After a huge buffet breakfast, meaning I ate huge, some of us went walking. Nancy has been here many times and knows the streets well. Pondicherry was a French settlement and the street names are all in French. Flowers abound everywhere, spilling over white walls, climbing through the trees. We watch women creating Rangoli on their doorsteps in beautiful artistic designs. This is to welcome you to their homes. Rangoli is fine sand that is dribbled through their fingers onto the doorstep in a thin line.

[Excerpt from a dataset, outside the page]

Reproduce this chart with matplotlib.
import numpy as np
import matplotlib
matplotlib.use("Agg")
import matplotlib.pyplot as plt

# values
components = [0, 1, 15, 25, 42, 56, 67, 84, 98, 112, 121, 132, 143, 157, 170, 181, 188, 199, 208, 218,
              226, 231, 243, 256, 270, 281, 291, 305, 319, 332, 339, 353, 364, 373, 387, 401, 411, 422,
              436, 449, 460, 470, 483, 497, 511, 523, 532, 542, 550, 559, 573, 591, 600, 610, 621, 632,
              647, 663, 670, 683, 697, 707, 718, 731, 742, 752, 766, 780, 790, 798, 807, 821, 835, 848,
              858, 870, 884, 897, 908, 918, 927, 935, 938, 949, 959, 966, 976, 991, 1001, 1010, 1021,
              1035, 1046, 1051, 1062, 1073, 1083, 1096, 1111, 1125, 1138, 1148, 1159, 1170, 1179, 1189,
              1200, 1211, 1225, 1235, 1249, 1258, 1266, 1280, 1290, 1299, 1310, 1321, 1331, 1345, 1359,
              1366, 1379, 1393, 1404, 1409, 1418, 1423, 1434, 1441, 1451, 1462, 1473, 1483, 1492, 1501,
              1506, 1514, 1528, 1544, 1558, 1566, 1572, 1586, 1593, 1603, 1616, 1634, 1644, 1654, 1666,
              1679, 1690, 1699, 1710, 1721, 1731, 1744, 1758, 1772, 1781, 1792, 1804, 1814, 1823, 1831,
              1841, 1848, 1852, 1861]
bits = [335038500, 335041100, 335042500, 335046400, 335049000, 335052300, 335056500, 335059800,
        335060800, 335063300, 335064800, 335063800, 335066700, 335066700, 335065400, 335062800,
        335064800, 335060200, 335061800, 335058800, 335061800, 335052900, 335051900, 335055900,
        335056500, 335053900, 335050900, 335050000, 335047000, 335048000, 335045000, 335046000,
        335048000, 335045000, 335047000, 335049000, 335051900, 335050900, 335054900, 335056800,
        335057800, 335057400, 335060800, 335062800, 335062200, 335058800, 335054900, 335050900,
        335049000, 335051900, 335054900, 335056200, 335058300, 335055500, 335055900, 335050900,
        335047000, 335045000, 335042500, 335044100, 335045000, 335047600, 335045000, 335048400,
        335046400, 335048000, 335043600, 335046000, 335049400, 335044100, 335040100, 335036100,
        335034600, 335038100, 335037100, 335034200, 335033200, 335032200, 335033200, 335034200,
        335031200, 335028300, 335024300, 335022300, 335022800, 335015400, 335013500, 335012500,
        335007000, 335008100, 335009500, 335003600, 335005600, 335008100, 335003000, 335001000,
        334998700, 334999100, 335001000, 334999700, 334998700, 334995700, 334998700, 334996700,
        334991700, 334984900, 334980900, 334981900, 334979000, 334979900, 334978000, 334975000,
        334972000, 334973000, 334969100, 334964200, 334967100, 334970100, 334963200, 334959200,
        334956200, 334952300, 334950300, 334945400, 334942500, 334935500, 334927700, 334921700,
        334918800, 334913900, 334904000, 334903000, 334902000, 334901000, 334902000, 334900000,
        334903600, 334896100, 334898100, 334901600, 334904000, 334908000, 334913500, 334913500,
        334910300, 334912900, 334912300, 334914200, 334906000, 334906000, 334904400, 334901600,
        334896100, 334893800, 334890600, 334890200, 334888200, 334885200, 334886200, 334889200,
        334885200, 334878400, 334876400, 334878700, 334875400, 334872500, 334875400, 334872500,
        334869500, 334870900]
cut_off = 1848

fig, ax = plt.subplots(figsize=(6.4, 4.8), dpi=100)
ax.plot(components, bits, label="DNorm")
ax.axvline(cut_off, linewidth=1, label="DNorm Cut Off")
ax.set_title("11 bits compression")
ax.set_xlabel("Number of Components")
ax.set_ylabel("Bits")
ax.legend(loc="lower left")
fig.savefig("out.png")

It is very humid here by the seaside so you don’t want to be out between 12 and 3 p.m. Good time for the pool. Right now Helen and I are lounging in our room, having a cold barley sandwich, with the french doors wide open to our little balcony listening to the street sounds, the
bird calls and the school children laughing as they go by. Each school has its own uniform colours that all the children wear. This group wore blue and grey.
At some point, if we get up the motivation we will go down to the pool. Yes, finally got in the at the pool, then a quick shower before going off in the tuk-tuks for a little shopping and then to the temple for the elephant blessing. I don't know what this temple is, but it is dedicated to Ganesha the elephant god. The temple opens at 4 pm for worshippers and tourists alike. About ten minutes later there is the sound of bells coming from outside. A very large elephant is coming in through the temple doors. She is huge! She stops briefly at a worship spot then proceeds In a circle around the temple. She is holy and everyone wants to touch her. She goes to one of the priests doing blessings and then back outside the temple doors for public blessings. You offer her money and then she blesses you with her trunk on the top of your head. Before she came into the temple she deposited
a few piles in the street. As we were leaving there was an older woman with a plastic bag picking up the dung - with her bare hands!! I guess if the elephant is holy then so is her poop!
Time for a couple of cold ones before gathering for supper. But first a drink at the outside bar which turned into two drinks. Supper was at the rooftop restaurant of the hotel and it was fantastic. The lights from the Promenade glowing in the darkness, breezes ruffling our hair and the palm fronds swishing around. Good company, good food - what more could you ask for?
One last walk to the end of the Promenade (really to the liquor store) and we are ready to call it a day.